Desde Corea también afloraba el espíritu antioqueño cuando la Vuelta a Colombia llegaba al estadio, procedente de ciudades como Armenia o Pereira. Acompañantes, transmóviles y patrocinadores llegaban hasta las puertas del escenario y a este solo podían ingresar los ciclistas, al fin y al cabo los protagonistas de la epopeya. Los pedalistas debían subir el alto de Minas y luego descender pasando por distintas poblaciones, hasta llegar triunfantes a la pista atlética del Atanasio Girardot y recibir los merecidos honores de los aficionados. Claro que la respuesta dependía de si era un ciclista antioqueño —llámese Martín ‘Cochise’ Rodríguez o Javier ‘el Ñato’ Suárez, por ejemplo—, quienes eran aclamados por los seguidores del DIM allí concentrados. Pero cosa muy distinta ocurría cuando quien arribaba de primero era un corredor boyacense llamado Miguel Samacá, o un cundinamarqués de nombre Pablo Hernández, dos vallunos conocidos como Luis H. Díaz y Carlitos ‘la Bruja’ Montoya, o un pereirano identificado como Rubén Darío Gómez, el Tigrillo de Pereira.

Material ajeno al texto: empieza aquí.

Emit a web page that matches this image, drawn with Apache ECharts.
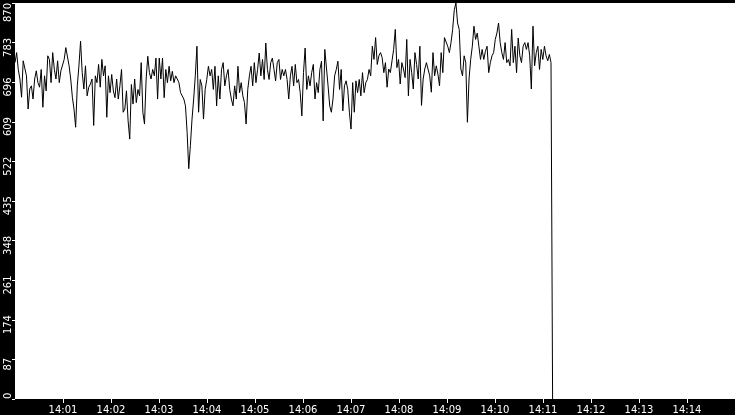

De inmediato se escuchaba una atronadora silbatina como actitud de rechazo a quien se atrevió a ofender el orgullo paisa.

De ese sentimiento que bullía domingo tras domingo en Corea también era dueño el famoso Malevo. Todos los lunes, en su Rincón de Casandra, la columna que tenía en el diario liberal El Correo, José Yepes Lema daba rienda suelta a su devoción por la casaca roja, bien fuera cantándole a la magia de Corbatta, a los goles de Óscar Cáceres, o llorando una derrota mientras se dolía por el pie milagroso que la hubiera evitado. El título de una de sus columnas se convirtió en la única arma de los hinchas rojos para enfrentar el sufrimiento cuando este parecía llegar al límite: “¡Ay Medellín, nos vas a homicidar!”.

Si desde Corea sufrimos, también desde Corea fuimos felices, impulsados por el amor a la camiseta roja, por el delirio con los goles rojos y por la admiración a nuestros ídolos, desde Agapito Perales y su Danza del Sol, hasta el Pibe ya lejano o Giovanni Hernández, pasando por el Charro Moreno y el inolvidable Corbatta. Mi homenaje a ese bloque plebeyo de cemento que también se estremeció con las pasiones de un feliz doliente del equipo del pueblo.